13. GOVERNING LAW, JURISDICTION.

  This Agreement shall be governed by and construed and enforced in accordance with the laws of the State of Israel. The parties hereto irrevocably submit to the exclusive jurisdiction of the courts of Tel-Aviv in any action related to this Agreement

14. ENTIRE AGREEMENT AND TERMINATION.

  This Agreement represents the entire agreement between the parties; and there are no other agreements, contracts or understandings between the parties with respect to the subject matter of this Agreement.

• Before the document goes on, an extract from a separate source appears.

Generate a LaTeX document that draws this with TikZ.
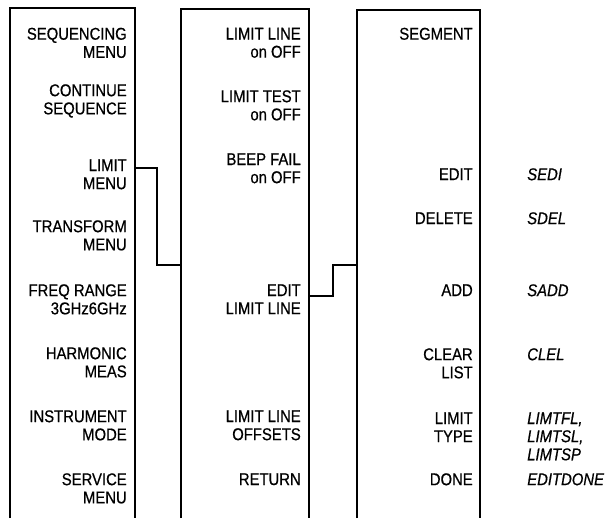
\documentclass[tikz,border=0pt]{standalone}
\usepackage{fontspec}
\setmainfont{Liberation Sans}[FakeStretch=0.87,FakeBold=0.6]
\begin{document}
\begin{tikzpicture}[x=0.75pt,y=-0.75pt,
  frame/.style={line width=1.8pt},
  link/.style={line width=1.6pt},
  key/.style={font=\fontsize{12.8}{13.6}\selectfont, align=right, anchor=north east, inner sep=0pt},
  cmd/.style={font=\fontsize{12.8}{13.6}\selectfont\itshape, align=left, anchor=north west, inner sep=0pt}]
\useasboundingbox (0,0) rectangle (609,518);
% boxes (open at bottom)
\draw[frame] (10,518) -- (10,8) -- (135,8) -- (135,518);
\draw[frame] (181,518) -- (181,9) -- (309,9) -- (309,518);
\draw[frame] (357,518) -- (357,10) -- (480,10) -- (480,518);
% connector anchor points
\coordinate (c1a) at (135,168);
\coordinate (c1b) at (181,265);
\coordinate (c2a) at (309,296);
\coordinate (c2b) at (357,265);
\draw[link] (c1a) -- (157,168) -- (157,265) -- (c1b);
\draw[link] (c2a) -- (333,296) -- (333,265) -- (c2b);
% column 1
\node[key] (a1) at (127,27.5) {SEQUENCING\\MENU};
\node[key] (a2) at (127,84) {CONTINUE\\SEQUENCE};
\node[key] (a3) at (127,159) {LIMIT\\MENU};
\node[key] (a4) at (127,220) {TRANSFORM\\MENU};
\node[key] (a5) at (127,284) {FREQ RANGE\\3GHz6GHz};
\node[key] (a6) at (127,347) {HARMONIC\\MEAS};
\node[key] (a7) at (127,410) {INSTRUMENT\\MODE};
\node[key] (a8) at (127,473) {SERVICE\\MENU};
% column 2
\node[key] (b1) at (301,27.5) {LIMIT LINE\\on OFF};
\node[key] (b2) at (301,90) {LIMIT TEST\\on OFF};
\node[key] (b3) at (301,153) {BEEP FAIL\\on OFF};
\node[key] (b4) at (301,284) {EDIT\\LIMIT LINE};
\node[key] (b5) at (301,410) {LIMIT LINE\\OFFSETS};
\node[key] (b6) at (301,473) {RETURN};
% column 3
\node[key] (s1) at (473,27.5) {SEGMENT};
\node[key] (s2) at (473,168) {EDIT};
\node[key] (s3) at (473,212) {DELETE};
\node[key] (s4) at (473,284) {ADD};
\node[key] (s5) at (473,348) {CLEAR\\LIST};
\node[key] (s6) at (473,412) {LIMIT\\TYPE};
\node[key] (s7) at (473,473) {DONE};
% commands
\node[cmd] (m2) at (527,168) {SEDI};
\node[cmd] (m3) at (527,212) {SDEL};
\node[cmd] (m4) at (527,284) {SADD};
\node[cmd] (m5) at (527,348) {CLEL};
\node[cmd] (m6) at (527,412) {LIMTFL,\\LIMTSL,\\LIMTSP};
\node[cmd] (m7) at (527,473) {EDITDONE};
\end{tikzpicture}
\end{document}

No termination or cancellation of this Agreement shall be effective unless in writing and signed by both parties hereto.

6



        IN WITNESS WHEREOF, the parties have entered into this Agreement as of the date first above written.

CHECK POINT SOFTWARE TECHNOLOGIES LTD DIRECTOR INDEMNITEE
 
By: ___________________________ ______________________________
Name:
Title:

7



SCHEDULE A

1. Negotiations, execution, delivery and performance of agreements on behalf of the Company

2. Anti-competitive acts and acts of commercial wrongdoing

3. Acts in regard to invasion of privacy including with respect to databases and acts in regard of slander

4. Acts in regard to copyrights, patents, designs and any other intellectual property rights, and acts in regard to defects in the Company’s products or services

5. Acts in regard to “Y2K” malfunctions

6. Approval of corporate actions including the approval of the acts of the Company’s management, their guidance and their supervision

7. Claims of failure to exercise business judgment and a reasonable level of proficiency, expertise and care in regard to the Company’s business

8. Claims relating to the offering of securities, claims relating to violations of securities laws of any jurisdiction and claims arising out of the Company’s status as a publicly-traded company, including, without limitation, fraudulent disclosure claims, failure to comply with SEC disclosure rules and other claims relating to relationships with investors and the investment community

9. Violations of laws requiring the Company to obtain regulatory and governmental licenses, permits and authorizations in any jurisdiction

10. Claims in connection with publishing or providing any information, including any filings with governmental authorities, on behalf of the Company in the circumstances required under applicable laws

11. Violations of any law or regulation governing domestic and international telecommunications in any jurisdiction

12. Claims in connection with employment relationships with the Company’s or its subsidiaries’ employees.